↓

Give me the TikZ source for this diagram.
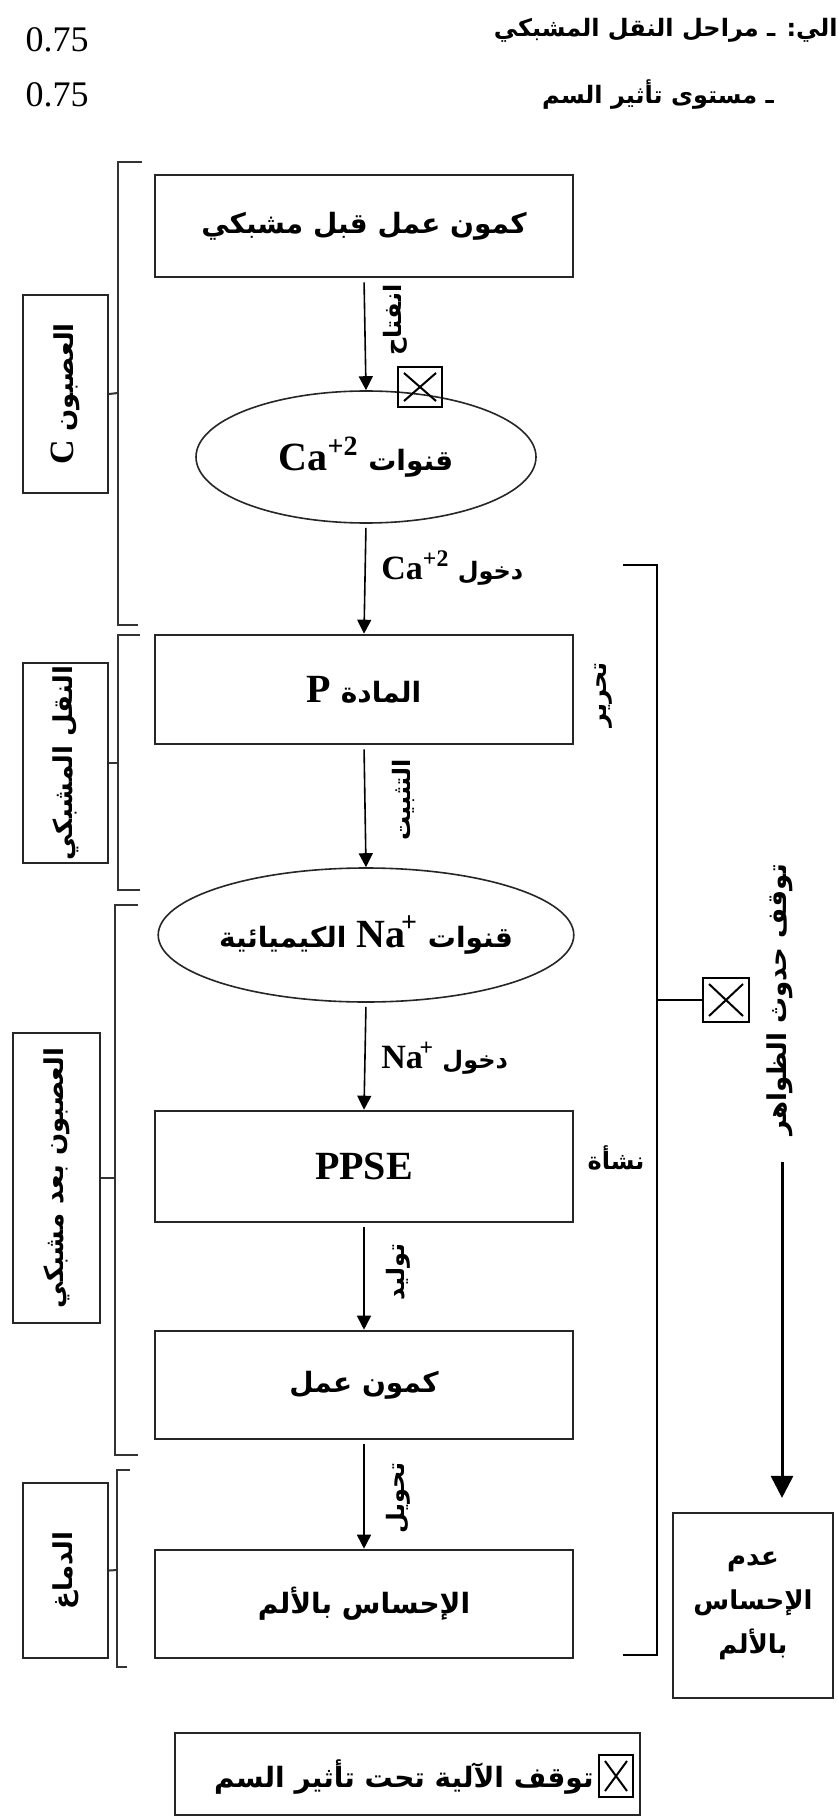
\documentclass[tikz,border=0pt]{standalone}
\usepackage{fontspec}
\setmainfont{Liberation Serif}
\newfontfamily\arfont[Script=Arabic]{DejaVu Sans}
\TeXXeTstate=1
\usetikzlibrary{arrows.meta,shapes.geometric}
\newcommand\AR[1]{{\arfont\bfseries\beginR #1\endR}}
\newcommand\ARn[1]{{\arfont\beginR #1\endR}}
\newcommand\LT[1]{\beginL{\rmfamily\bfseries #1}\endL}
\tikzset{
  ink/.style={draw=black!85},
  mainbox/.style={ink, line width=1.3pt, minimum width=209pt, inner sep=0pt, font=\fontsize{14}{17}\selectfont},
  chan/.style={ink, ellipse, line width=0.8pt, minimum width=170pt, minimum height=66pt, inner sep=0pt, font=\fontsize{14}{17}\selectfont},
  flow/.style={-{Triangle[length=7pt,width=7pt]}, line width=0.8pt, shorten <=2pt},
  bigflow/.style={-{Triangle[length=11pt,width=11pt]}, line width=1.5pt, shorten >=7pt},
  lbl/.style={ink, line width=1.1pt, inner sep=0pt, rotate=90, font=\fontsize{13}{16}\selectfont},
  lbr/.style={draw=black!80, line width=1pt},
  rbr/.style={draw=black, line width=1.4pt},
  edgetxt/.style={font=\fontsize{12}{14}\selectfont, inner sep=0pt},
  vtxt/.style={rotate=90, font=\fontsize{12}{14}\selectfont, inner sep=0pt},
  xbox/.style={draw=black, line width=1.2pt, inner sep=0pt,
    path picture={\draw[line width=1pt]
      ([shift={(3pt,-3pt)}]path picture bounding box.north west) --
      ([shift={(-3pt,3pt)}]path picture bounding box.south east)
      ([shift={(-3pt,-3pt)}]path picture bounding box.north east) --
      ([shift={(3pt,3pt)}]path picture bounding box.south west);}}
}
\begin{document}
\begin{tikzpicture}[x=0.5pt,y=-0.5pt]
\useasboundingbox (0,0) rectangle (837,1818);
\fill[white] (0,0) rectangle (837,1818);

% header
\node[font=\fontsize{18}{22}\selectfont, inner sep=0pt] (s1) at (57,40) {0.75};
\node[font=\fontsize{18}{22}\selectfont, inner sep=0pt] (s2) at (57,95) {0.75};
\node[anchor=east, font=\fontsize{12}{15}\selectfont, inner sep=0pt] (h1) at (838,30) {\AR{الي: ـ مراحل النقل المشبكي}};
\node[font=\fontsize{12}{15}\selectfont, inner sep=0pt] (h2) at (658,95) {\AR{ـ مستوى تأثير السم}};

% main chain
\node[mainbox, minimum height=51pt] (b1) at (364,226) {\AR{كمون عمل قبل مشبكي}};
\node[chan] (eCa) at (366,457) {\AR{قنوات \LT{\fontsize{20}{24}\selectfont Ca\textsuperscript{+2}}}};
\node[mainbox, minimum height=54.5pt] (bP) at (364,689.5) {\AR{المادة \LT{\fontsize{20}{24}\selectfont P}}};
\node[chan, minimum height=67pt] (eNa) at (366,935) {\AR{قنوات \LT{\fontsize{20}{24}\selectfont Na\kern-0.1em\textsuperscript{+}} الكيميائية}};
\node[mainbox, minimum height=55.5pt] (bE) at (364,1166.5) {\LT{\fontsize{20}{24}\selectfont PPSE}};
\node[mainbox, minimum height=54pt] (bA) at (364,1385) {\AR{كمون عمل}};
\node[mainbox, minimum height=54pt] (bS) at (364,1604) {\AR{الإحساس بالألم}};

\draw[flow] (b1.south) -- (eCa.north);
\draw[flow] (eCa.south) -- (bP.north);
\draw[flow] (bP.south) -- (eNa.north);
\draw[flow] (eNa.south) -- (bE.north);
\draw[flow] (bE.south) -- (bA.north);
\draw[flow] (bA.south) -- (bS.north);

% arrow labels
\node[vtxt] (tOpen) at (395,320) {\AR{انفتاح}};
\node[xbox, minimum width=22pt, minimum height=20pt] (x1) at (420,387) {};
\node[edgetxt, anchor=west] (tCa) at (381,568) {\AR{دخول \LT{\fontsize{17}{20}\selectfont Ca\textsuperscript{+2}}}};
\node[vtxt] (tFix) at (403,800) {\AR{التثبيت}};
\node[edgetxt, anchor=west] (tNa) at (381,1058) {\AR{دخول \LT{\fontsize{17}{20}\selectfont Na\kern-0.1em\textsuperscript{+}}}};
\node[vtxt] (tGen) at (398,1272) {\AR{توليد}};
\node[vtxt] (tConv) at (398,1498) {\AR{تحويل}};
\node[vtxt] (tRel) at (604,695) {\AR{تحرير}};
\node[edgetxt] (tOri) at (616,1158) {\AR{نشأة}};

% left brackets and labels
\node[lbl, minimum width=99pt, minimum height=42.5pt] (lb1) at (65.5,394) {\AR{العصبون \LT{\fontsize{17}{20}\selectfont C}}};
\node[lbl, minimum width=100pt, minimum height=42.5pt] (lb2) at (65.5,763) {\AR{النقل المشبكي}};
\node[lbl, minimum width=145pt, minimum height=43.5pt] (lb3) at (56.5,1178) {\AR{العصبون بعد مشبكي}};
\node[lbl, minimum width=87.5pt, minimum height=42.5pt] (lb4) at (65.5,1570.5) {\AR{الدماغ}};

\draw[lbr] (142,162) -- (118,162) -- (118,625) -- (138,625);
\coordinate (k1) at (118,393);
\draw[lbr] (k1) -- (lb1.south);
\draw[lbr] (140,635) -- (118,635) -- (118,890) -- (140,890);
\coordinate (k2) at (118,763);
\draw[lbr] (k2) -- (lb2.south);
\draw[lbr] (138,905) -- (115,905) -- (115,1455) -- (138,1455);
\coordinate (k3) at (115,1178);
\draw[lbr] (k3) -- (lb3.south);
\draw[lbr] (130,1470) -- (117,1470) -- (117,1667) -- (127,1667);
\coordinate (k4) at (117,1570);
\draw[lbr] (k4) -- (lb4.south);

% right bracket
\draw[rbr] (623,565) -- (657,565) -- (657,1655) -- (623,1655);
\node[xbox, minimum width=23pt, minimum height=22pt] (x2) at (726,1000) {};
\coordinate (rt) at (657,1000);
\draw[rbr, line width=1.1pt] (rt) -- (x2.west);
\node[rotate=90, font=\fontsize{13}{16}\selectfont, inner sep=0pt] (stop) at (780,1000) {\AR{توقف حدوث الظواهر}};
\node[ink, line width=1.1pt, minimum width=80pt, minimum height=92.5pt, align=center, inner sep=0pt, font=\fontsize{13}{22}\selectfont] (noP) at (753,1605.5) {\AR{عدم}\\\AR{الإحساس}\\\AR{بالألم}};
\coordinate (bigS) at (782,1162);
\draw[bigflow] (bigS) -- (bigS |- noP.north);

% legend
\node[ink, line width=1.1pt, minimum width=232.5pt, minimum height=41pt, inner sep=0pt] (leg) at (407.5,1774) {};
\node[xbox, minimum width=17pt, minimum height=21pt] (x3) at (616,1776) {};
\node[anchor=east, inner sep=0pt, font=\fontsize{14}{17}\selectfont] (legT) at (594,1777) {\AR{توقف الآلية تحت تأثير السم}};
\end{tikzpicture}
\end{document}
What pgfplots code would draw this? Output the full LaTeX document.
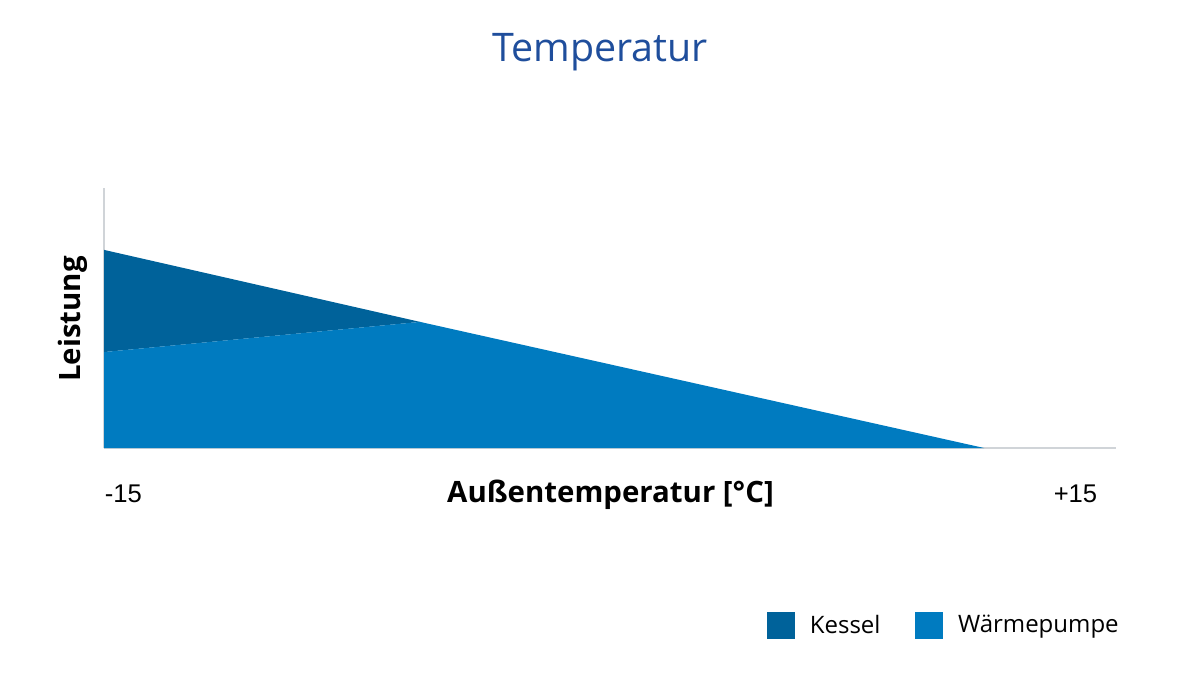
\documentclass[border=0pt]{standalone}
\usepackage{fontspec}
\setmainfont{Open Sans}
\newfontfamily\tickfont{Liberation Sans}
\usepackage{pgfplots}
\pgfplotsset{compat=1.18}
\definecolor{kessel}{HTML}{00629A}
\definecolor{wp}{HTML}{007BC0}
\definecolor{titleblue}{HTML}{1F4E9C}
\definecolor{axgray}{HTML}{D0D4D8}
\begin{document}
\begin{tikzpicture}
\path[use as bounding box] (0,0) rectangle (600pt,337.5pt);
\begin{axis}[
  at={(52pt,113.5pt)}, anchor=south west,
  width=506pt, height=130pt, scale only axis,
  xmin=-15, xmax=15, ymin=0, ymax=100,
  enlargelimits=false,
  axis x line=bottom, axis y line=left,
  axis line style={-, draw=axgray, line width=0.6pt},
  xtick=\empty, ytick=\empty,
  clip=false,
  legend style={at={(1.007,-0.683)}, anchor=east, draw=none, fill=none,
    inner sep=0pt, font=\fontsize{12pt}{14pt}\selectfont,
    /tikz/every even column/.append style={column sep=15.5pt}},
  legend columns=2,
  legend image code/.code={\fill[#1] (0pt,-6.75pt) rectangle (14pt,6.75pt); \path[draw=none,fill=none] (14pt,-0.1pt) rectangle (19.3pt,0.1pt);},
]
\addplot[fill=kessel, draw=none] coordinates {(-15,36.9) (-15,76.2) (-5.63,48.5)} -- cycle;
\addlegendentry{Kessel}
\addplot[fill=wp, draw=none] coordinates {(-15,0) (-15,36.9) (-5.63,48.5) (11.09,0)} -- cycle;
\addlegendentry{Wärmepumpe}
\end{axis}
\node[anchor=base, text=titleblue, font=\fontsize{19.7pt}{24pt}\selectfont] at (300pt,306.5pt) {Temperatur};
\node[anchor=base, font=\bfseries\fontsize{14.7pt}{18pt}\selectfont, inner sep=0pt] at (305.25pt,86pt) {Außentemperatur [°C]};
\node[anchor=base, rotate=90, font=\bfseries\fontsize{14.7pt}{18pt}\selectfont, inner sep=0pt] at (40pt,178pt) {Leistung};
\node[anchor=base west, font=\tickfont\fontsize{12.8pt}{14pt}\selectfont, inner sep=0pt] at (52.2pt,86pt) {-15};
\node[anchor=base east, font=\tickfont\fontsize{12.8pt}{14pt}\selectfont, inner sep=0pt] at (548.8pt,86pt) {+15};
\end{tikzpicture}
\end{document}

↑

#### OBJECTIVE:
List the lines that contain the word "this".

#### SOLUTION:
Give me the TikZ source for this diagram.
What pgfplots code would draw this? Output the full LaTeX document.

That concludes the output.